Only 9 per cent of designers take part in job-related training, according to new figures from the Office of National Statistics.
The ONS’ Labour Force Survey shows that only 8.9 per cent of designers surveyed received job-related training in the three months leading up to June. This compares to 15.7 per cent of architects and 16.2 per cent of civil engineers, according to the same report.
Research carried out by the Design Council in 2005 shows that 21 per cent of businesses wanted to improve business awareness among staff, with 93 per cent seeing business skills as being either essential or useful.
The same research shows that 38 per cent of designers cite lack of time as a barrier to training, with 34 per cent citing cost.
David Worthington, chairman of Lloyd Northover Group and deputy chairman of the Design Skills Alliance – which includes the Design Council, Creative & Cultural Skills and other industry bodies – says, ‘I believe that the UK design industry is the best in the world, but we must develop our professional skills forit to remain that way – and the sooner people start, the better.’
He adds, ‘Why are designers among the least well-trained professionals when it comes to business skills? The statistics that we have uncovered suggest that a staggering 60 per cent of designers admit that they don’t understand their clients’ businesses well enough.

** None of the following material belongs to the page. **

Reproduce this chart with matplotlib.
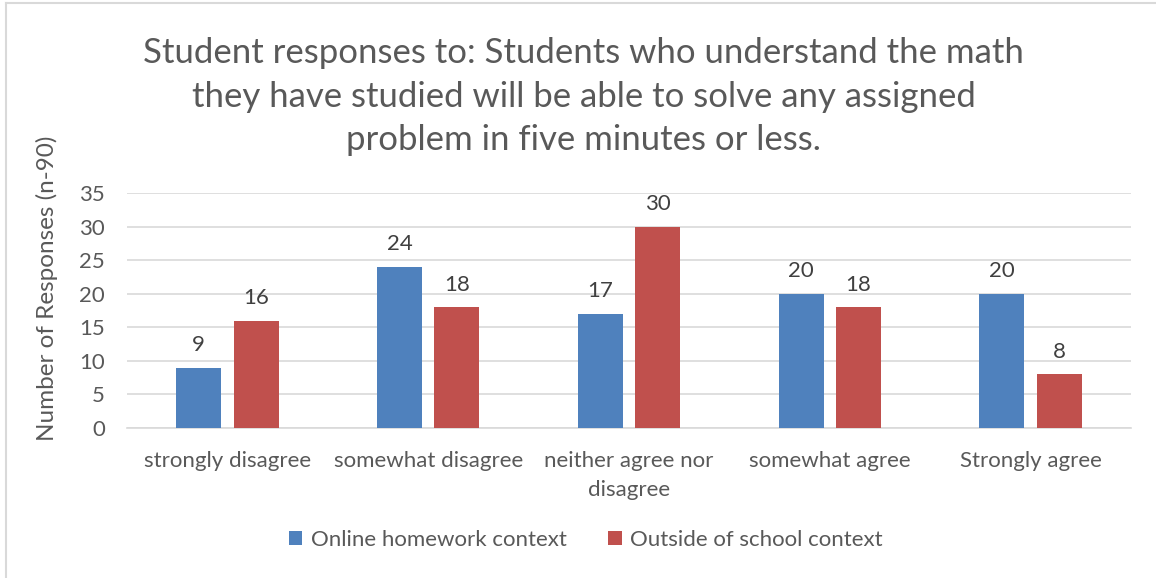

The fact that we are an industry made up predominantly of micro-businesses is no excuse for this lack of professional understanding.’
Lesley Morris, head of design skills at the Design Council and director of the Design Skills Alliance, says the alliance is aiming to tackle the issue using an online resource, launching today on the Design Council’s website.
She says, ‘We are trying to help the industry face an increasingly competitive future by creating a one-stop shop, signposting all the information, guides and resources designers need.’